RECORD EXCERPTS:
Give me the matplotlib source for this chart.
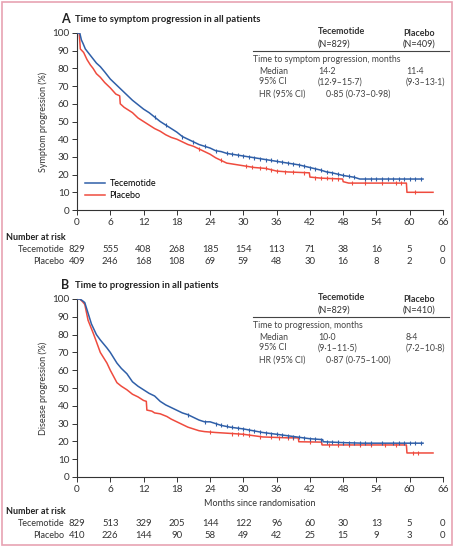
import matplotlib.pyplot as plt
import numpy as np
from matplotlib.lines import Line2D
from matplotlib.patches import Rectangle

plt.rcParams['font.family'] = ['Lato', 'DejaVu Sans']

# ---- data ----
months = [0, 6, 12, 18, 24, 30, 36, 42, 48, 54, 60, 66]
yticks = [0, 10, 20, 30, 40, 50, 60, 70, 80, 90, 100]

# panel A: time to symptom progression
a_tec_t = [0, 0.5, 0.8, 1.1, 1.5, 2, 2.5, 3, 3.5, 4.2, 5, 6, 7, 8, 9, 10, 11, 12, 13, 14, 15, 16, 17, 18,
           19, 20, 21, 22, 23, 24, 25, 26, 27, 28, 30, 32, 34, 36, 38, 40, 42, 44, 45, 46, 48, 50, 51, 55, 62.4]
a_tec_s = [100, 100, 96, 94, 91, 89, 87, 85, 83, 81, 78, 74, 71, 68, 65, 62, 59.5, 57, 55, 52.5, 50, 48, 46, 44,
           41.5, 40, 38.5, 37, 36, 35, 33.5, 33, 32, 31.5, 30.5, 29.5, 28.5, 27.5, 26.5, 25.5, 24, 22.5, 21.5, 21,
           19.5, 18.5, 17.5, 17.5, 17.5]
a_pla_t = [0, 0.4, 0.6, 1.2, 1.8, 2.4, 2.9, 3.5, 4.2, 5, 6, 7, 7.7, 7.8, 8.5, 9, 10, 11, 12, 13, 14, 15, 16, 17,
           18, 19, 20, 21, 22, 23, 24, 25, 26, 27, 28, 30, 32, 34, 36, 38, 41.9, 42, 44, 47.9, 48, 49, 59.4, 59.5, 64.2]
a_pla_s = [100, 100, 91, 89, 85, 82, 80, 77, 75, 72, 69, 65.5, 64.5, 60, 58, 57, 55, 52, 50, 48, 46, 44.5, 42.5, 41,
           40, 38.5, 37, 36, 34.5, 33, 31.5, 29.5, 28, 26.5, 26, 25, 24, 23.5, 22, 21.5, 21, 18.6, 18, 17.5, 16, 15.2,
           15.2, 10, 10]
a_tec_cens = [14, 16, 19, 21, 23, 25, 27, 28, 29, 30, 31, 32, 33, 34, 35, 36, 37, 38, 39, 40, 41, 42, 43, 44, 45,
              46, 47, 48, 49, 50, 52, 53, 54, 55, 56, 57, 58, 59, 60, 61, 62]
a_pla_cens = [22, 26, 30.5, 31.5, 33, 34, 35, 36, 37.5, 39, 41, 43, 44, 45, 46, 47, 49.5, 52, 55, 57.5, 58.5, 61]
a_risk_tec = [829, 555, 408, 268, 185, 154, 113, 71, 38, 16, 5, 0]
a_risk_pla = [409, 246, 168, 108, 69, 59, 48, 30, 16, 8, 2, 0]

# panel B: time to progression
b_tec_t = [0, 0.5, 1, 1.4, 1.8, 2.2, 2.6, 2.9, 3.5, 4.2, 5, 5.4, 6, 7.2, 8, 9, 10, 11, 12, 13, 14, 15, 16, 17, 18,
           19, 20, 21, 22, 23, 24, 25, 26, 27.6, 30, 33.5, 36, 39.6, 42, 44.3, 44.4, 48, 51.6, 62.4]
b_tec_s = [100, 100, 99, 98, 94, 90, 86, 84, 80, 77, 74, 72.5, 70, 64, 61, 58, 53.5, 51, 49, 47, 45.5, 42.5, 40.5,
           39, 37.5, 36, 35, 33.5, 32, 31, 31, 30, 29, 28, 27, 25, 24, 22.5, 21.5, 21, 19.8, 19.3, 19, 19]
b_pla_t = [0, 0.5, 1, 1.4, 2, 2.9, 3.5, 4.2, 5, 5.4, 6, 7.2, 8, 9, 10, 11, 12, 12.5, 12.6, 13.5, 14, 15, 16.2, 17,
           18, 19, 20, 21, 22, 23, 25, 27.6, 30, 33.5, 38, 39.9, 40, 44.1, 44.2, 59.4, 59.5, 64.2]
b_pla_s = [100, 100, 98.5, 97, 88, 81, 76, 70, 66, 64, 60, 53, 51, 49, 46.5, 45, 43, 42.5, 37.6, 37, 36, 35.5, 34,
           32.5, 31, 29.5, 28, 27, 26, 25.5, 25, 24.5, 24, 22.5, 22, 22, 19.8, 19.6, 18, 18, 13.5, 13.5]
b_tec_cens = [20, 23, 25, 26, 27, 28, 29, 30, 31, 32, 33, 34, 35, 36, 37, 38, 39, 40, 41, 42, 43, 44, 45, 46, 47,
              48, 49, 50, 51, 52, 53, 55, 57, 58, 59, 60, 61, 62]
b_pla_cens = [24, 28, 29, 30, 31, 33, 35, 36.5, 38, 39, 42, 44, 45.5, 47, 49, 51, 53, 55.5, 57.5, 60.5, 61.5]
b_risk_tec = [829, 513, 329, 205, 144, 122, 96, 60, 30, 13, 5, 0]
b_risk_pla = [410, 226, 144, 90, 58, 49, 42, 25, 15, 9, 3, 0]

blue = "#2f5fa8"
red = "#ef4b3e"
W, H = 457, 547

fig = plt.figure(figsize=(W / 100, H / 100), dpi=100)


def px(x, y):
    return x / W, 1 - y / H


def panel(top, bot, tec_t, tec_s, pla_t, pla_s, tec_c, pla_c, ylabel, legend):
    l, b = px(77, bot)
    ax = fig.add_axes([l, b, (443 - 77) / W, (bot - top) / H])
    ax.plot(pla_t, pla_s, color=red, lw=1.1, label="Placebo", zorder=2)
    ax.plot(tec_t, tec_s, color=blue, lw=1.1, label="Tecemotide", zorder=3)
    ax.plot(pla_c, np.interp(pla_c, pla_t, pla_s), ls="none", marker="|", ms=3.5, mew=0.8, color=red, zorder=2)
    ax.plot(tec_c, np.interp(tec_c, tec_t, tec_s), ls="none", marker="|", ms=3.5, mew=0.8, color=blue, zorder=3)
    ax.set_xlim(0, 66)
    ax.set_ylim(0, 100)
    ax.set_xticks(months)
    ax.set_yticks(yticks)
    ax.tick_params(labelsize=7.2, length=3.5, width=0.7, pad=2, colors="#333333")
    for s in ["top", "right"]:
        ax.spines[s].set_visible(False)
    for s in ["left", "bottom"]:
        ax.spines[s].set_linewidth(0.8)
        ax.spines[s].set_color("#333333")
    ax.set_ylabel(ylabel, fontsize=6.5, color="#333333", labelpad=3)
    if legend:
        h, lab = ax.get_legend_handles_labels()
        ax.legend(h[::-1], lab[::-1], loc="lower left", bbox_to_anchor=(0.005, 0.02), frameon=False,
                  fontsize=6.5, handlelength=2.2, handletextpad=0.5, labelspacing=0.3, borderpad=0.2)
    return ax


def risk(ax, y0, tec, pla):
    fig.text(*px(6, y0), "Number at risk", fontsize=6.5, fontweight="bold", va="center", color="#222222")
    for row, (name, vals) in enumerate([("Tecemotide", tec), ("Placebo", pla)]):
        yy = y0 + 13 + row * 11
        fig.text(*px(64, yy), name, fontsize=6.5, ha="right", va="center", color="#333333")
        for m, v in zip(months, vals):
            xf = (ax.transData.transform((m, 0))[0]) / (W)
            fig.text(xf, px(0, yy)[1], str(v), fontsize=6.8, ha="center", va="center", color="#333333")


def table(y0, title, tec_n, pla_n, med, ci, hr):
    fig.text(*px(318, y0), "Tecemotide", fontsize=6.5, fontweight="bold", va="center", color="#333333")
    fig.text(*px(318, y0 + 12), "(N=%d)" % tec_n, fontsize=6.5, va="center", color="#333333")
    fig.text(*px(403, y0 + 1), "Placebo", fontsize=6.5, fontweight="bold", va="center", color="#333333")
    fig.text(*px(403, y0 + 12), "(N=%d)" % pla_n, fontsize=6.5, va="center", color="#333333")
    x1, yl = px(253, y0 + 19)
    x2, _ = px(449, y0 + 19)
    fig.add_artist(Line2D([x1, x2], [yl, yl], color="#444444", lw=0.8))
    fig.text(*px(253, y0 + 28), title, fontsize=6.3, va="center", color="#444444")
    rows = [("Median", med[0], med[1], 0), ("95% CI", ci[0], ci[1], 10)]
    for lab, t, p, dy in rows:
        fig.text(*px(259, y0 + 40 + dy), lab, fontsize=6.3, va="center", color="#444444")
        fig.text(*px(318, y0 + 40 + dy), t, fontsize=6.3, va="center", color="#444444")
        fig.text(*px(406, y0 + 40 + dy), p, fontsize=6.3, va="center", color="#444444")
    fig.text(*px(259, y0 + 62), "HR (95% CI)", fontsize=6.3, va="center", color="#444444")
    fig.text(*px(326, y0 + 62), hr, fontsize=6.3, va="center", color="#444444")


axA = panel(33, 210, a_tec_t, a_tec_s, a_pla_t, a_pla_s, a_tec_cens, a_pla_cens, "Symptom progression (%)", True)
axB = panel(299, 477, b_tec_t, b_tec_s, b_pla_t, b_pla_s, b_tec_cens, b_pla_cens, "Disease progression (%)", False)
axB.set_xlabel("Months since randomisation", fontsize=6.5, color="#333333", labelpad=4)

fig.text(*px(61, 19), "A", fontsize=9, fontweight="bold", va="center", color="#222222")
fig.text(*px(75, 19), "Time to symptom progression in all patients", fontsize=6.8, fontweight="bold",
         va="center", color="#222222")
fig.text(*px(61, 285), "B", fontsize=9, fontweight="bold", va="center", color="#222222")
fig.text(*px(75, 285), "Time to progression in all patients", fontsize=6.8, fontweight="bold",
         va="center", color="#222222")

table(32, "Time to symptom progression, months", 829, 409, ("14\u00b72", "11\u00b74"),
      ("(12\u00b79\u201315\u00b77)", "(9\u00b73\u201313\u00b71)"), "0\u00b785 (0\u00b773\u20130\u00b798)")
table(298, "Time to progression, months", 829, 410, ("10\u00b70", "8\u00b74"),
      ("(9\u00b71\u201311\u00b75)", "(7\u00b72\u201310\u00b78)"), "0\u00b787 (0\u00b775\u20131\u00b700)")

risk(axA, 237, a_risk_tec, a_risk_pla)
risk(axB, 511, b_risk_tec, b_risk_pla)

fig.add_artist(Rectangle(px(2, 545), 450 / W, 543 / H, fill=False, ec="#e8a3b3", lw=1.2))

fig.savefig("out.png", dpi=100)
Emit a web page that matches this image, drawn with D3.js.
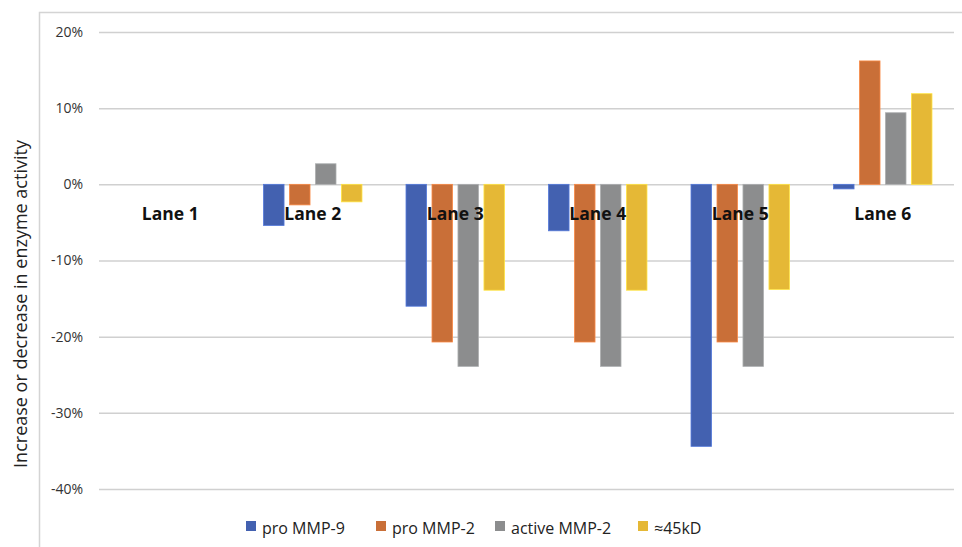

SHORT PROBLEM: From the first line of the entries above down to the line holding "80, 90, 100]", quote each line exactly and nothing else, skipping pictures.

ANSWER TO THIS TASK:
Give me the matplotlib source for this chart.
import matplotlib.pyplot as plt
import numpy as np
from matplotlib.lines import Line2D
from matplotlib.patches import Rectangle

plt.rcParams['font.family'] = ['Lato', 'DejaVu Sans']

# ---- data ----
months = [0, 6, 12, 18, 24, 30, 36, 42, 48, 54, 60, 66]
yticks = [0, 10, 20, 30, 40, 50, 60, 70, 80, 90, 100]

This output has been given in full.